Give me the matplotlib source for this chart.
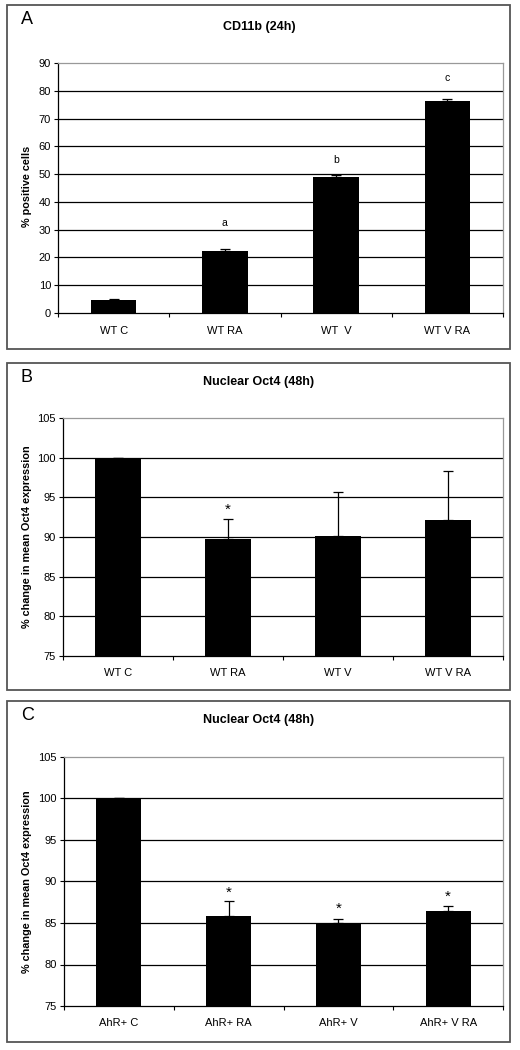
import matplotlib
matplotlib.use('Agg')
import matplotlib.pyplot as plt
from matplotlib.patches import Rectangle

plt.rcParams['font.family'] = ['Liberation Sans', 'DejaVu Sans']

# Данные панели A
cats_a = ['WT C', 'WT RA', 'WT  V', 'WT V RA']
vals_a = [4.8, 22.5, 48.8, 76.5]
errs_a = [0.3, 0.6, 0.8, 0.5]
marks_a = ['', 'a', 'b', 'c']
marks_a_y = [0, 32.4, 55.0, 84.6]

# Данные панели B
cats_b = ['WT C', 'WT RA', 'WT V', 'WT V RA']
vals_b = [100.0, 89.8, 90.1, 92.2]
errs_b = [0.0, 2.5, 5.6, 6.1]
marks_b = ['', '*', '', '']
marks_b_y = [0, 93.4, 0, 0]

# Данные панели C
cats_c = ['AhR+ C', 'AhR+ RA', 'AhR+ V', 'AhR+ V RA']
vals_c = [100.0, 85.8, 85.0, 86.4]
errs_c = [0.0, 1.8, 0.5, 0.6]
marks_c = ['', '*', '*', '*']
marks_c_y = [0, 88.6, 86.7, 88.1]

W, H = 520, 1050
fig = plt.figure(figsize=(W / 100, H / 100), dpi=100)


def px_axes(l, t, r, b):
    return fig.add_axes([l / W, 1 - b / H, (r - l) / W, (b - t) / H])


def frame(l, t, r, b):
    fig.patches.append(Rectangle((l / W, 1 - b / H), (r - l) / W, (b - t) / H,
                                 transform=fig.transFigure, fill=False,
                                 edgecolor='#555555', linewidth=1.3))


def panel(box, ax_box, letter, title, title_y, cats, vals, errs, marks, marks_y,
          ylim, step, ylabel, ylab_y):
    frame(*box)
    ax = px_axes(*ax_box)
    x = list(range(1, len(cats) + 1))
    ax.bar(x, vals, width=0.41, color='black', zorder=3)
    ax.errorbar(x, vals, yerr=[[0] * len(errs), errs], fmt='none', ecolor='black',
                elinewidth=0.9, capsize=3.5, capthick=0.9, zorder=4)
    for xi, m, my in zip(x, marks, marks_y):
        if m:
            fs = 7.5 if m != '*' else 11
            ax.text(xi, my, m, ha='center', va='center', fontsize=fs)
    ax.set_xlim(0.5, len(cats) + 0.5)
    ax.set_ylim(*ylim)
    ticks = list(range(ylim[0], ylim[1] + 1, step))
    ax.set_yticks(ticks)
    ax.set_yticklabels([str(t) for t in ticks], fontsize=8)
    for t in ticks[1:-1]:
        ax.axhline(t, color='black', linewidth=0.9, zorder=1)
    ax.set_xticks([i + 0.5 for i in range(len(cats) + 1)])
    ax.set_xticklabels([])
    ax.set_xticks(x, minor=True)
    ax.set_xticklabels(cats, minor=True, fontsize=8)
    ax.tick_params(axis='x', which='minor', length=0, pad=9)
    ax.tick_params(axis='x', which='major', length=3, direction='out', width=0.8)
    ax.tick_params(axis='y', length=3, direction='out', width=0.8, pad=2)
    ax.spines['left'].set_color('black')
    ax.spines['bottom'].set_color('black')
    ax.spines['top'].set_color('#999999')
    ax.spines['right'].set_color('#999999')
    for s in ax.spines.values():
        s.set_linewidth(0.9)
    l, t, r, b = box
    fig.text(27 / W, 1 - ylab_y / H, ylabel, rotation=90, ha='center', va='center',
             fontsize=7.8, fontweight='bold')
    fig.text(259 / W, 1 - title_y / H, title,
             ha='center', va='center', fontsize=9, fontweight='bold')
    fig.text((l + 14) / W, 1 - (t + 14) / H, letter, ha='left', va='center', fontsize=13)
    return ax


panel((7, 5, 510, 349), (58, 63, 503, 313), 'A', 'CD11b (24h)', 27,
      cats_a, vals_a, errs_a, marks_a, marks_a_y, (0, 90), 10, '% positive cells', 186)
panel((7, 363, 510, 690), (63, 418, 503, 656), 'B', 'Nuclear Oct4 (48h)', 382,
      cats_b, vals_b, errs_b, marks_b, marks_b_y, (75, 105), 5,
      '% change in mean Oct4 expression', 537)
panel((7, 701, 510, 1042), (64, 757, 503, 1006), 'C', 'Nuclear Oct4 (48h)', 720,
      cats_c, vals_c, errs_c, marks_c, marks_c_y, (75, 105), 5,
      '% change in mean Oct4 expression', 882)

fig.savefig('out.png', dpi=100)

_Your task_
From the first line above through the line containing "return fig.add_axes([l /", copy everything exactly, without the pictures.

_Task output_
Give me the matplotlib source for this chart.
import matplotlib
matplotlib.use('Agg')
import matplotlib.pyplot as plt
from matplotlib.patches import Rectangle

plt.rcParams['font.family'] = ['Liberation Sans', 'DejaVu Sans']

# Данные панели A
cats_a = ['WT C', 'WT RA', 'WT  V', 'WT V RA']
vals_a = [4.8, 22.5, 48.8, 76.5]
errs_a = [0.3, 0.6, 0.8, 0.5]
marks_a = ['', 'a', 'b', 'c']
marks_a_y = [0, 32.4, 55.0, 84.6]

# Данные панели B
cats_b = ['WT C', 'WT RA', 'WT V', 'WT V RA']
vals_b = [100.0, 89.8, 90.1, 92.2]
errs_b = [0.0, 2.5, 5.6, 6.1]
marks_b = ['', '*', '', '']
marks_b_y = [0, 93.4, 0, 0]

# Данные панели C
cats_c = ['AhR+ C', 'AhR+ RA', 'AhR+ V', 'AhR+ V RA']
vals_c = [100.0, 85.8, 85.0, 86.4]
errs_c = [0.0, 1.8, 0.5, 0.6]
marks_c = ['', '*', '*', '*']
marks_c_y = [0, 88.6, 86.7, 88.1]

W, H = 520, 1050
fig = plt.figure(figsize=(W / 100, H / 100), dpi=100)


def px_axes(l, t, r, b):
    return fig.add_axes([l / W, 1 - b / H, (r - l) / W, (b - t) / H])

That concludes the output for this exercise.